Priscila Quiroga (Cadena A) e Cecilia Dorado Nava (El Deber, Bolívia) – Vossa Santidade, por favor, interessa-nos conhecer o seu critério sobre se considera justo o anseio dos bolivianos de ter uma saída soberana para o mar, de voltar a ter uma saída soberana ao Oceano Pacífico. E, Santo Padre, no caso de o Chile e a Bolívia pedirem a sua mediação, o senhor aceitaria?
A questão da mediação é uma coisa muito delicada e seria como um último passo. Isto é, a Argentina viveu isso com o Chile e foi realmente para evitar uma guerra. Foi uma situação muito limite e muito bem conduzida por aqueles que a Santa Sé encarregou – por trás dos quais sempre estava São João Paulo II se interessando – e com a boa vontade dos dois países, qye disseram: "Tentemos se isso vai dar certo". E é curioso, houve um grupo, ao menos na Argentina, que nunca quis essa mediação, e, quando o presidente Alfonsín fez o plebiscito sobre se se aceitava a proposta de mediação, obviamente, a maioria do país disse que sim, mas houve um grupo que resistiu. Sempre quando se faz uma mediação, dificilmente todo o país estaria de acordo, mas é a última instância. Sempre há outras figuras diplomáticas que ajudam nesse caso, facilitadores etc.
Neste momento, eu tenho que ser muito respeitoso com isso, porque a Bolívia fez um recurso a um tribunal internacional. Então, se eu, neste momento, faço um comentário – eu sou chefe de um Estado –, poderia ser interpretado como intromissão ou uma pressão, ou algo assim. Tenho que ser muito respeitoso com a decisão tomada pelo povo boliviano que fez esse recurso.
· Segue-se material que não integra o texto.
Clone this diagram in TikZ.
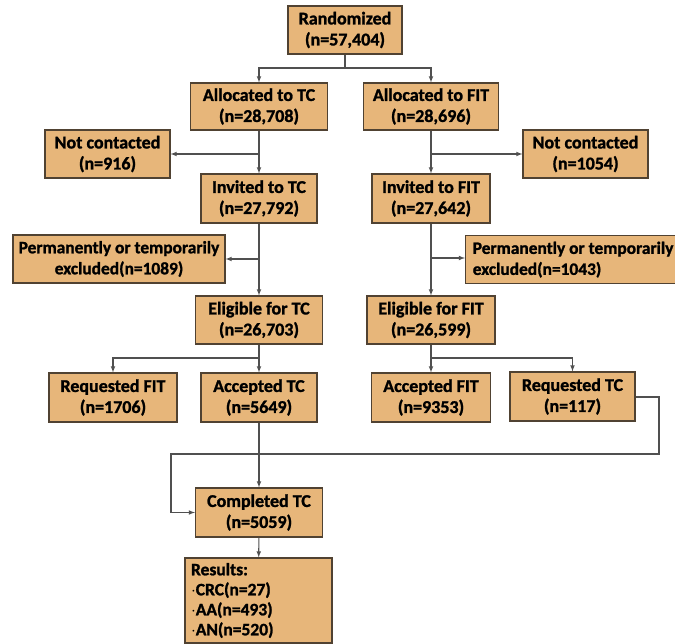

Eu também sei que houve instâncias anteriores de querer dialogar. Não tenho muita clareza. A pessoa que me disse algo desse estilo, que se estava perto de uma solução, foi nos tempos do presidente chileno Lagos, mas disse sem ter dados exatos. Foi um comentário que me foi feito pelo cardeal Errázuriz. Assim, eu não gostaria de dizer uma 'bobagem' [macana] sobre isso.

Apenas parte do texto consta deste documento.